The Union Parish Police Jury is considering an offer by the Department of Transportation and Development to turn over responsibility for portions of two state highways to the parish along with a tempting up-front, lump sum payment to maintain those highways for decades.
DOTD is offering to transfer responsibility for a portion of Highway 552 near Point Wilhite and a stretch of Ward Chapel Road, Hwy 828, east of Farmerville.
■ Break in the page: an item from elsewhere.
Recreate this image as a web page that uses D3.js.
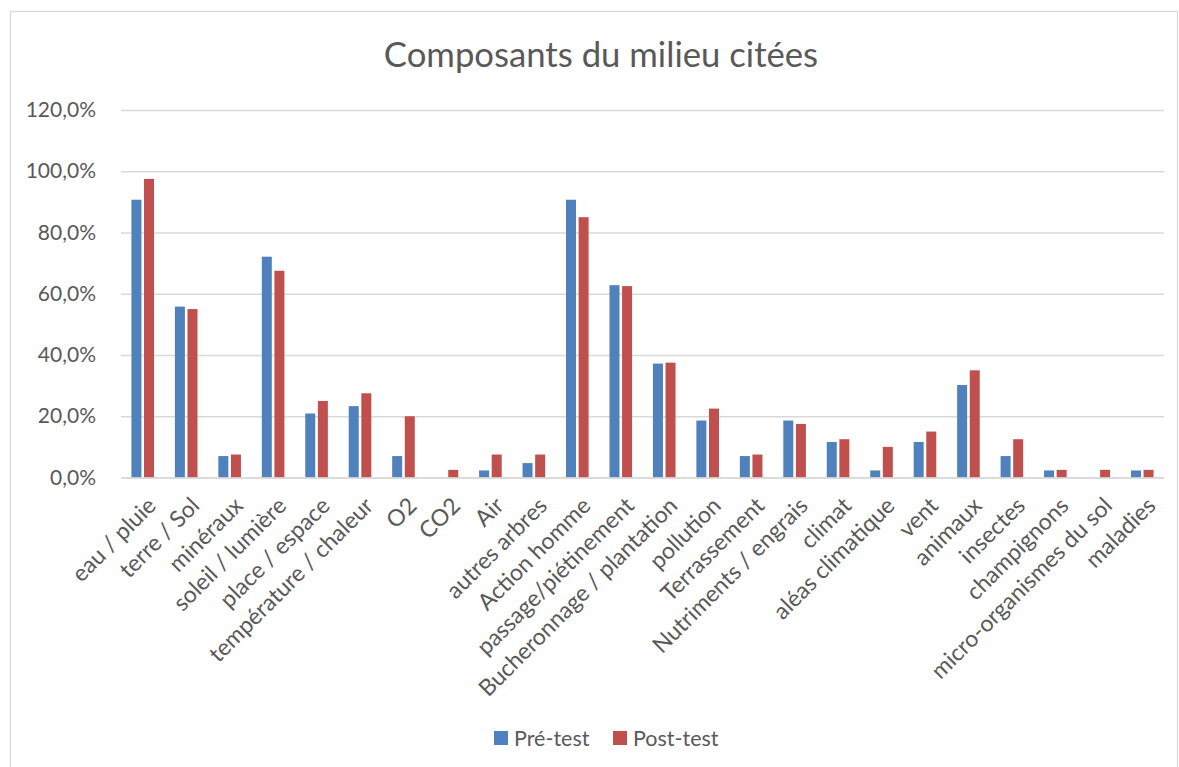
<!DOCTYPE html>
<html>
<head>
<meta charset="utf-8">
<script src="https://cdn.jsdelivr.net/npm/d3@7"></script>
<style>
  body { margin: 0; background: #fff; }
  svg { display: block; font-family: Lato, "Open Sans", sans-serif; }
</style>
</head>
<body>
<svg id="chart" width="1179" height="767"></svg>
<script>
const title = 'Composants du milieu citées';

const categories = [
  'eau / pluie', 'terre / Sol', 'minéraux', 'soleil / lumière', 'place / espace',
  'température / chaleur', 'O2', 'CO2', 'Air', 'autres arbres', 'Action homme',
  'passage/piétinement', 'Bucheronnage / plantation', 'pollution', 'Terrassement',
  'Nutriments / engrais', 'climat', 'aléas climatique', 'vent', 'animaux',
  'insectes', 'champignons', 'micro-organismes du sol', 'maladies'
];

const seriesNames = ['Pré-test', 'Post-test'];

const preTest = [
  0.907, 0.558, 0.070, 0.721, 0.209, 0.233, 0.070, 0, 0.023, 0.047, 0.907,
  0.628, 0.372, 0.186, 0.070, 0.186, 0.116, 0.023, 0.116, 0.302, 0.070,
  0.023, 0, 0.023
];

const postTest = [
  0.975, 0.55, 0.075, 0.675, 0.25, 0.275, 0.20, 0.025, 0.075, 0.075, 0.85,
  0.625, 0.375, 0.225, 0.075, 0.175, 0.125, 0.10, 0.15, 0.35, 0.125,
  0.025, 0.025, 0.025
];

const yTicks = [0, 0.2, 0.4, 0.6, 0.8, 1.0, 1.2];

const colors = ['#4F81BD', '#C0504D'];
const textColor = '#595959';
const gridColor = '#D9D9D9';

const svg = d3.select('#chart');

const plot = { left: 121, right: 1164, top: 110, bottom: 477.5 };

// chart frame
svg.append('rect')
  .attr('x', 10.5)
  .attr('y', 11.5)
  .attr('width', 1167)
  .attr('height', 800)
  .attr('fill', '#fff')
  .attr('stroke', gridColor)
  .attr('stroke-width', 1.3);

svg.append('text')
  .attr('x', 601)
  .attr('y', 67)
  .attr('text-anchor', 'middle')
  .attr('fill', textColor)
  .attr('font-size', 34.7)
  .text(title);

const x = d3.scaleBand()
  .domain(categories)
  .range([plot.left, plot.right]);

const y = d3.scaleLinear()
  .domain([0, 1.2])
  .range([plot.bottom, plot.top]);

const fr = d3.formatLocale({
  decimal: ',', thousands: ' ', grouping: [3], currency: ['', ' €']
});
const pct = fr.format('.1%');

// gridlines
const grid = svg.append('g')
  .attr('transform', `translate(${plot.left},0)`)
  .call(d3.axisRight(y).tickValues(yTicks).tickSize(plot.right - plot.left).tickFormat(''));
grid.select('.domain').remove();
grid.selectAll('.tick line')
  .attr('stroke', gridColor)
  .attr('stroke-width', 1.3);

// y labels
const yAxis = svg.append('g')
  .attr('transform', `translate(${plot.left - 22},0)`)
  .call(d3.axisLeft(y).tickValues(yTicks).tickSize(0).tickFormat(pct));
yAxis.select('.domain').remove();
yAxis.selectAll('text')
  .attr('fill', textColor)
  .attr('font-size', 21)
  .attr('font-family', 'Lato, sans-serif');

// bars
const barW = 10;
const step = 12.6;
const data = categories.map((c, i) => ({ c, vals: [preTest[i], postTest[i]] }));

const groups = svg.append('g')
  .selectAll('g')
  .data(data)
  .enter()
  .append('g')
  .attr('transform', (d) => `translate(${x(d.c) + x.bandwidth() / 2},0)`);

groups.selectAll('rect')
  .data((d) => d.vals)
  .enter()
  .append('rect')
  .attr('x', (v, j) => (j === 0 ? -step / 2 - barW / 2 : step / 2 - barW / 2))
  .attr('y', (v) => y(v))
  .attr('width', barW)
  .attr('height', (v) => plot.bottom - y(v))
  .attr('fill', (v, j) => colors[j]);

// x axis
const xAxis = svg.append('g')
  .attr('transform', `translate(0,${plot.bottom})`)
  .call(d3.axisBottom(x).tickSize(0).tickFormat(''));
xAxis.select('.domain')
  .attr('stroke', gridColor)
  .attr('stroke-width', 1.5);

svg.append('g')
  .selectAll('text')
  .data(categories)
  .enter()
  .append('text')
  .attr('transform', (d) => {
    const cx = x(d) + x.bandwidth() / 2 + 9;
    return `translate(${cx},${plot.bottom + 24}) rotate(-45)`;
  })
  .attr('text-anchor', 'end')
  .attr('dy', '0.35em')
  .attr('fill', textColor)
  .attr('font-size', 23)
  .text((d) => d);

// legend
const legendItems = [
  { name: seriesNames[0], color: colors[0], x: 494 },
  { name: seriesNames[1], color: colors[1], x: 613 }
];
const legend = svg.append('g');
legend.selectAll('rect')
  .data(legendItems)
  .enter()
  .append('rect')
  .attr('x', (d) => d.x)
  .attr('y', 731)
  .attr('width', 14)
  .attr('height', 14)
  .attr('fill', (d) => d.color);
legend.selectAll('text')
  .data(legendItems)
  .enter()
  .append('text')
  .attr('x', (d) => d.x + 20)
  .attr('y', 738)
  .attr('dy', '0.35em')
  .attr('fill', textColor)
  .attr('font-size', 21.5)
  .text((d) => d.name);
</script>
</body>
</html>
The state told jurors in a meeting last week that it will bring the roads up to pristine condition before the transfer and then pay the parish whatever DOTD believes it will cost to maintain the roads for up to 40 years.
Matthew French, who manages the Road Transfer Program for the Monroe district of DOTD, said the payment would likely be in excess of $3 million.
The portion of Hwy 552 in question runs through District 3, and that district’s juror Ben Bridges said he is cautiously optimistic about the opportunity.
“I’m very interested in pursuing the idea,” Bridges said, “particularly since our road program is very close to being able to handle all our road projects without having to bid them out.”
Because the parish can, using its own people and equipment, perform road maintenance for substantially less money than it costs to pay the state or private contractor for the same work, Bridges said the parish could come out ahead if the state pays the parish what it would cost the state to maintain the road.
“But I have some concerns,” he said. “Once we take over the road, we own it. Whatever it costs to maintain it is on us, so I need to know what the state is offering before I can commit.”
Bridges said he also is concerned about how the police jury will choose to manage the funds after the transfer. There will be a temptation, he said, to treat the money like a windfall and use it to fund road maintenance projects throughout the parish now, rather than dedicating it to the long-term maintenance of those two stretches of highway.
“Where does that leave us in 20 or 30 years when these roads need significant maintenance?” Bridges said.
Bridge said he is not certain he can support the road transfer without a commitment from the entire jury that ensures the long-term health of the two roads.
The state presently owns over 27 percent of the public road mileage in Louisiana, well above the national average, according to the DOTD. Only nine states own a higher percentage of public road miles than Louisiana and only ten states have larger state highway systems.
DOTD has identified approximately 5000 miles of state roads that the state believes could be better maintained by local governments.